Мы уже вышли на знакомую дорогу и пустились по ней, как вдруг вождь, сбросив с плеч рюкзак, велел нам остановиться и ждать, а сам умчался куда-то направо. Вернувшись через 30 минут, он сказал, что нашёл другую дорогу, значительно короче прежней. Пошли по этой, обнаруженной начальством, дороге. Она была тверда и суха, мы сменили сапоги на кроссовки и недоумевали: отчего это люди её забросили? И только когда дорога скатилась в болото, мы поняли, почему. Только поздно вечером выбрались мы из проклятого болота на каменистый берег реки, где и заночевали. На следующий день, немного отойдя от реки, опять попали в болото и половину дня шли по нему, обходя топи и небольшие озёра, восхваляя инициативу и мудрость вождей. Как же славно было выбраться из болота и именно в той точке, какую указал наш вождь! К 18 часам мы стояли под Елецкой. Из продуктов у нас оставался только 1 кг вермишели. Последний сухарь был съеден два дня назад, сахар закончился ещё в Пятиречье. Ребята успели сбегать в магазин и принесли кучу забытых в скитаниях благ: масло, печенье, колбаса, шоколад, пиво! Незабываемый вечер! Мы ещё ночевали в палатках, ещё сидели у костра и пели песни, ещё были видны горы, а уже рядом трещали мотоциклы, и красная «шестёрка» спустилась к реке, и её хозяин полоскал в воде ковёр.

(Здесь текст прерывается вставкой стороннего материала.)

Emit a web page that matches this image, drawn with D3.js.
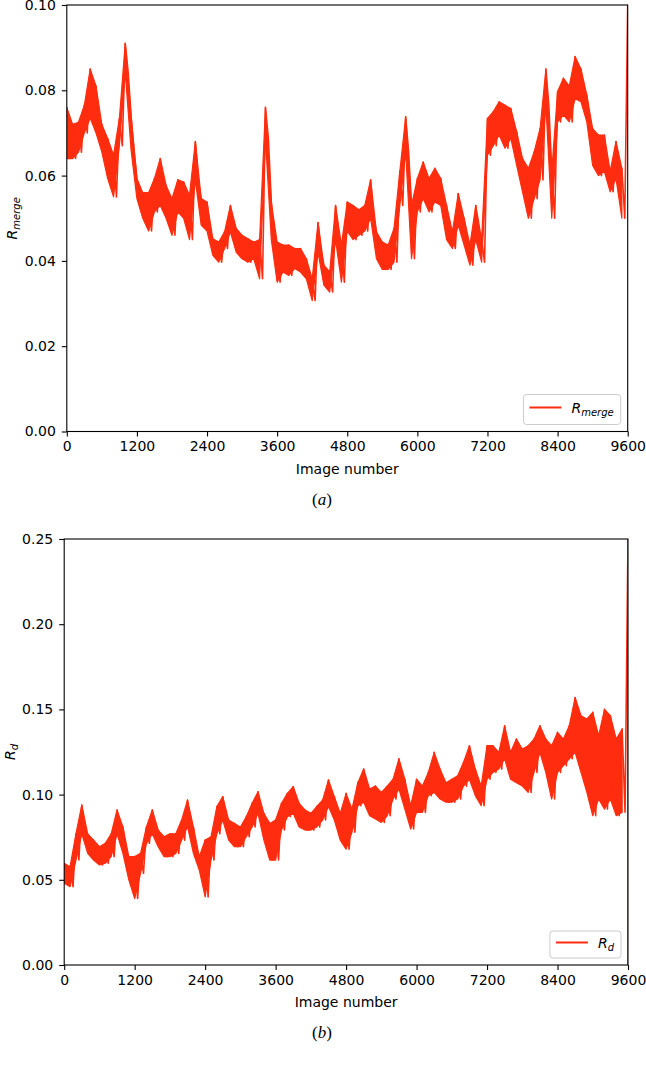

Утро посвятили омовению. Было пасмурно и очень прохладно. Стоики мылись в реке, а более нежные создания грели воду в котлах. Мытые и переодетые к костру не допускались, дабы специфический запах не помешал нашему проникновению в поезд. Приняв цивилизованный облик, мы пошли к вокзалу. Теперь только рюкзаки выдавали нашу принадлежность к племени «скитальцев и поэтов». На перроне тётки, торгующие пирогами, сообщили нам, что сегодня ожидается «Стрела», на борт которой нас вряд ли пустят. Такая опасность реально существовала, т. к. касса в избе, именуемой вокзалом, была заперта, а на бумажке, прикреплённой к окошечку, было написано, что кассира следует ожидать только в конце августа. Из своей среды мы выделили двоих самых обаятельных разнополых делегатов, дабы с одинаковым эффектом воздействовать на начальника поезда, независимо от того, мужчина он будет или женщина. Кроме нас были и другие претенденты на роль пассажиров. Многочисленное туземное семейство, возвращалось из гостей и семья москвичей: мать, отец и дочь, удручающе запущенного вида. Мы держались от них подальше, чтобы подчеркнуть разницу. Скоро подкатил великолепный поезд, расписанный белыми оленями. Поезд имел имя «Полярная Стрела». Начальник поезда был сама любезность и взял на борт и нас, и жителей тундры, и неухоженных москвичей.
На другой день мы уже были в Котласе, который решительно отказал нам в ж/д билетах. На вопрос «как же нам быть?» Котлас отвечал, мол, ступайте на перрон и проситесь у «мазутных» бригад, чтоб вас посадили. Те, всё одно не сообщают о наличии мест. Кто были те «мазутные», Бог знает. Поэтому, не ведая, к кому собственно обратиться, мы наняли «газель» и ночью были в Кирове.
В повседневной жизни всё имеет свою причину, и ничего не завершается. Была ли у нас причина ехать на край земли, преодолевать горы, искать загадочное Пятиречье? – Нет. Напротив, существовали тысячи причин отказаться от похода, а главное препятствие было в нас самих: умных, осторожных, привыкших к комфорту. Пайер и Пятиречье были мечтой, но разве в жизни можно реализовать мечту? И всё же, иногда удаётся выскочить за пределы, поставленные судьбой. Тогда сольются мечта и реальность, и возникнет новая жизнь, тогда понимаешь, что мир не завершён, что он продолжает твориться. Это и есть путешествие.